Now a staple resource provided in public libraries, Wi-Fi is just an addition to the centuries of services offered free to American communities. Amy connected libraries back to the original founder of the first American public library.
“When Benjamin Franklin started the first public library, he started it for the miners, the undereducated and the illiterate for a place to have recreation…what that does for a human soul to have a connection through recreation and encouraging reading is the base of public libraries.”
Small Moments with Big Impact
Amy has seen so many wonderful moments throughout her career. One of her favorite storytimes ever happened earlier this year. English is Amy’s first language, though during college she fostered a passion for Norwegian and is also semi-fluent in Spanish and American Sign Language. Amy asked the group of parents and kids at storytime to count to five with her in these four languages.
When she asked the group if there were any other languages in the room they could count in, another five languages were added to the arithmetic challenge including Hindi, Farsi, Korean, Chinese, and German.
“It was a pinnacle day and perhaps one of the best moments ever. When we finished, we all looked at each other for a moment, kind of laughing. That was really beautiful. I’m always going to do as much as I can to help that grow.”
Other wonderful moments Amy recalls include the joy in children’s eyes when she gives them a book, daily interactions with the families of Fort Collins, and authentic moments like a little girl asking her if she lived at the library to which she responded, “yes – but only during the day.”
When she worked at Old Town Library, she also saw a different perspective of public service. One time, a woman she was trying to assist became very agitated with her to the point that Amy had to relay she could not help her until she was able to calm down. The woman burst into tears and explained that she wasn’t meant to be at the Library and accidentally ended up there on a bus and was concerned about her caretaker being able to find her.

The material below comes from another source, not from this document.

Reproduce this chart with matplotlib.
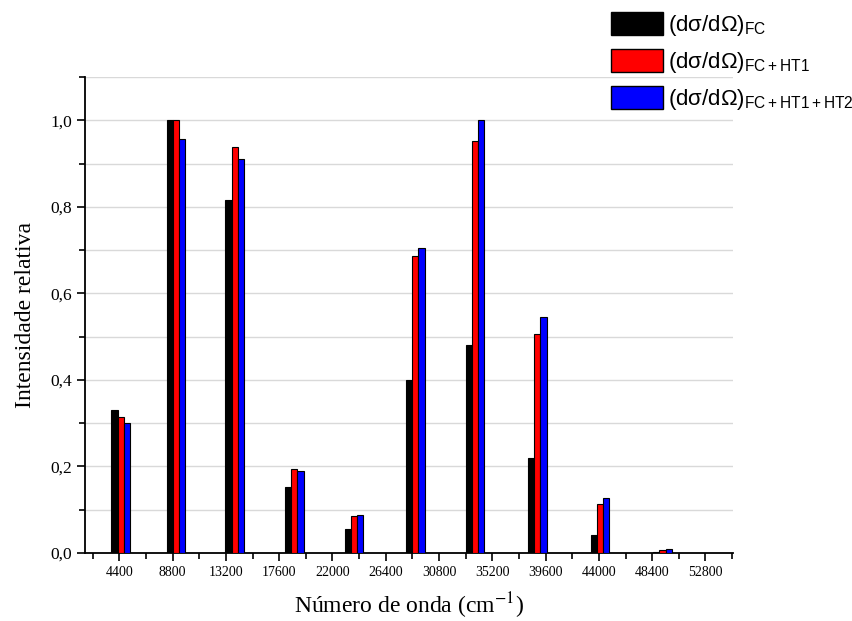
import matplotlib
matplotlib.use("Agg")
import matplotlib.pyplot as plt
import numpy as np
from matplotlib.ticker import MultipleLocator, FuncFormatter
from matplotlib.patches import Patch

# Data
positions = [4520, 9085, 13933, 18847, 23793, 28844, 33787, 38912, 44093, 49250]
fc = [0.330, 1.000, 0.815, 0.152, 0.055, 0.400, 0.480, 0.219, 0.042, 0.002]
fc_ht1 = [0.315, 1.000, 0.938, 0.194, 0.086, 0.686, 0.951, 0.506, 0.113, 0.007]
fc_ht1_ht2 = [0.301, 0.956, 0.910, 0.190, 0.088, 0.704, 1.000, 0.545, 0.127, 0.009]
xticks = [4400, 8800, 13200, 17600, 22000, 26400, 30800, 35200, 39600, 44000, 48400, 52800]
labels = [r"(dσ/dΩ)$_{\mathrm{FC}}$",
          r"(dσ/dΩ)$_{\mathrm{FC}+\mathrm{HT1}}$",
          r"(dσ/dΩ)$_{\mathrm{FC}+\mathrm{HT1}+\mathrm{HT2}}$"]
colors = ["#000000", "#ff0000", "#0000ff"]

plt.rcParams['mathtext.fontset'] = 'custom'
plt.rcParams['mathtext.rm'] = 'Liberation Sans'
plt.rcParams['mathtext.it'] = 'Liberation Sans:italic'
plt.rcParams['mathtext.bf'] = 'Liberation Sans:bold'
plt.rcParams['mathtext.sf'] = 'Liberation Sans'

fig = plt.figure(figsize=(8.52, 6.21), dpi=100)
ax = fig.add_axes([0.0998, 0.1095, 0.7605, 0.7665])

w = 510
pos = np.array(positions)
for i, (vals, c) in enumerate(zip([fc, fc_ht1, fc_ht1_ht2], colors)):
    ax.bar(pos + (i - 1) * w, vals, width=w, color=c, edgecolor='black', linewidth=0.8, zorder=3)

ax.set_xlim(1570, 55070)
ax.set_ylim(0, 1.1)
ax.set_xticks(xticks)
ax.set_xticklabels([str(t) for t in xticks], fontfamily='Liberation Serif', fontsize=10)
ax.xaxis.set_minor_locator(MultipleLocator(2200))
ax.yaxis.set_major_locator(MultipleLocator(0.2))
ax.yaxis.set_minor_locator(MultipleLocator(0.1))
ax.yaxis.set_major_formatter(FuncFormatter(lambda v, p: f"{v:.1f}".replace('.', ',')))
ax.tick_params(axis='y', labelsize=12.5)
ax.tick_params(which='major', direction='out', length=6, width=1.2)
ax.tick_params(which='minor', direction='out', length=4, width=1.2)
for l in ax.get_yticklabels():
    l.set_fontfamily('Liberation Serif')

ax.grid(True, axis='y', which='both', color='#d9d9d9', linewidth=1.0, zorder=0)
ax.set_axisbelow(True)
for s in ['top', 'right']:
    ax.spines[s].set_visible(False)
for s in ['left', 'bottom']:
    ax.spines[s].set_linewidth(1.3)

ax.set_xlabel("Número de onda (cm$^{-1}$)", fontfamily='Liberation Serif', fontsize=17,
              math_fontfamily='stix', labelpad=8)
ax.set_ylabel("Intensidade relativa", fontfamily='Liberation Serif', fontsize=17, labelpad=10)

handles = [Patch(facecolor=c, edgecolor='black', linewidth=1.0) for c in colors]
fig.legend(handles, labels, loc='upper left', bbox_to_anchor=(611 / 852, 1 - 12 / 621), frameon=False,
           prop={'family': 'Liberation Sans', 'size': 16}, handlelength=2.34, handleheight=1.2,
           handletextpad=0.22, labelspacing=0.5, borderaxespad=0, borderpad=0)

fig.savefig("out.png", dpi=100)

“By the end of the conversation, [the woman] said ‘thank you for saving my day.’ It expands my views and people’s need for connection and the need for relief and joy through books. I was able to turn it around and that came from lots of years of experience.”
To Many More Years of Glow-In-The-Dark Glue
Amy’s recent readings that sparked personal joy include, I, Cosmo and Leonard, My Life as a Cat both by Carlie Sorosiak. One of her favorites ever is Dear Martin by Nic Stone and she reads many picture books daily.
Summing up her three decades of service in libraries, Amy relayed some of the most wonderful parts of her job, “The power to change somebody’s day and the random authentic interactions I get daily. Also, just the interactions with staff and like-minded people. I can’t believe that I get to help support storytellers with their planning or supplies…I get to buy green paper and glow-in-the-dark glue, who doesn’t love that?”
You can read some of Amy’s writing through her blog pieces including “Picture This” and “Get Smart About Your Money” or drop by Council Tree Library to meet Amy in person at one of her programs or take some of her wonderful reading recommendations.